Stepchildren are also cited as being mistreated and such treatment renders marriage a more attractive option to children because they seek to run away from what they deem an intolerable living situation.

“She must have been mistreated at home by her cruel step mother, who may have not been giving her food to eat or might have been beating her,” Ms Mubanga added.

 Risks associated with  child marriage

Adolescent girls have continued to die from complications arising from early child bearing and they continue to drop out of the school system before completing their education, therefore, reducing their chances of escaping poverty. Girls also experience emotional difficulties when they move out of their family home, such as challenges that couples encounter in managing their relationship with one another and caring for small children when they themselves are young and lack experience.


Child marriage is an issue that has gained attention in Zambia.
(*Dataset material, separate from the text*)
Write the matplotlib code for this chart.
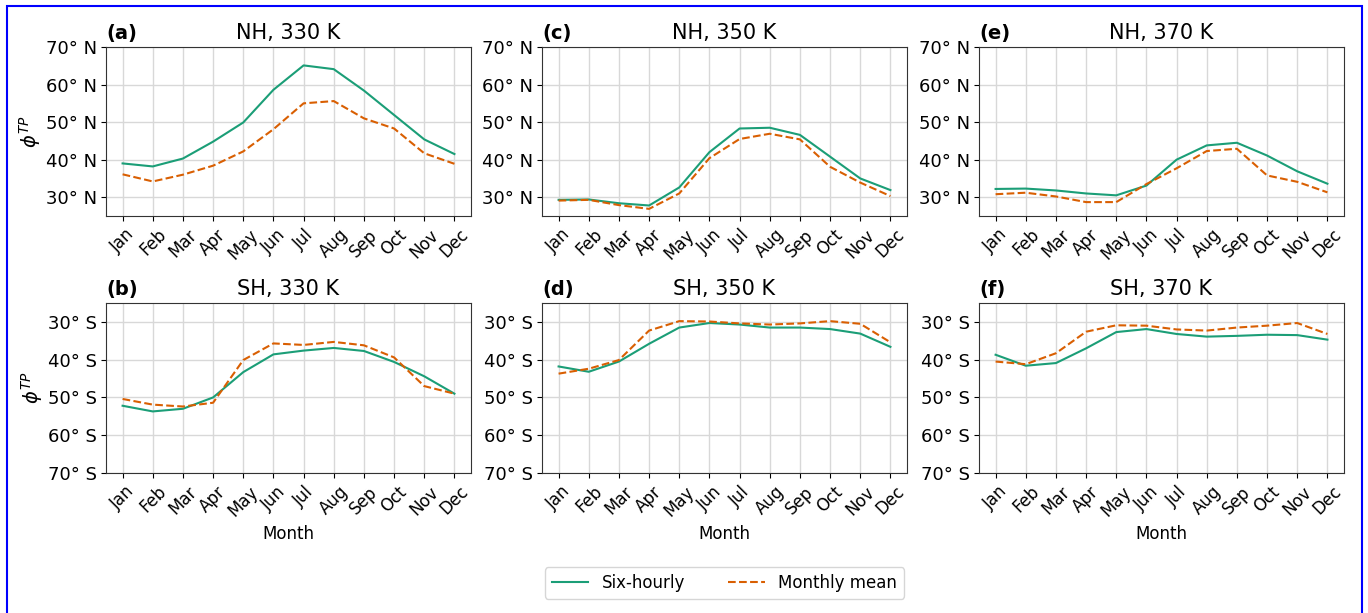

Nearly every week, there are media reports and press releases on the topic, and regular statements are made by chiefs, government officials, non-governmental organisations, academics and front-line workers in rural and urban areas.

The Zambian government, working in partnership with stakeholders, had embarked on the programme to end child marriage, officially launched in 2013.

The Ministry of Gender was given the responsibility of coordinating the national efforts against child marriage, while addressing the vulnerabilities as well as the consequences associated with marrying off children.

“In carrying out the intervention, my ministry is responsible for strengthening coordination at all levels, raising awareness on child marriage, facilitating the review of policy and legal frameworks related to children and marriage, building capacities of stakeholders at all levels, mobilising funds and facilitating service delivery related to addressing the vulnerabilities and consequences of child marriage,” says Gender Minister Victoria Kalima. In order to strengthen the national response to ending child marriage, the Ministry of Gender, working with stakeholders, last year developed a National Strategy on ending child marriage, a document which outlines the strategic focus for the period 2016-2021.

Ms Kalima explained that the National Strategy was aimed at accelerating National efforts to end child marriage by 2030 by providing an operational framework that reflects the current national and global trends and efforts.

“I am confident that the National Strategy on ending child marriage will promote and contribute to the protection of the rights of all children, both those affected by child marriage as well as those at risk.

“It will support their development and welfare as espoused in the Revised National Child Policy, the Revised Sixth National Development Plan, Zambia’s Vision 2030, the United Nation’s Convention on the Rights of Children, the African Union Charter and other relevant national international policy and legal document,” Ms Kalima said.

With all these interventions, everyone has a responsibility to ensure that all children grow up in a safe environment, have access to health care and develop themselves to their full potential.

The fight against child marriage will remain only wishful thinking if proactive measures put in place are not implemented by all to ensure that this becomes a reality.

Child marriage leads to multiple violations of children’s rights, especially for the girl child and has globally been identified as one of the detriments to development, therefore, there is an urgent need for concerted efforts of various players to ensure children fully develop before they enter into marriage.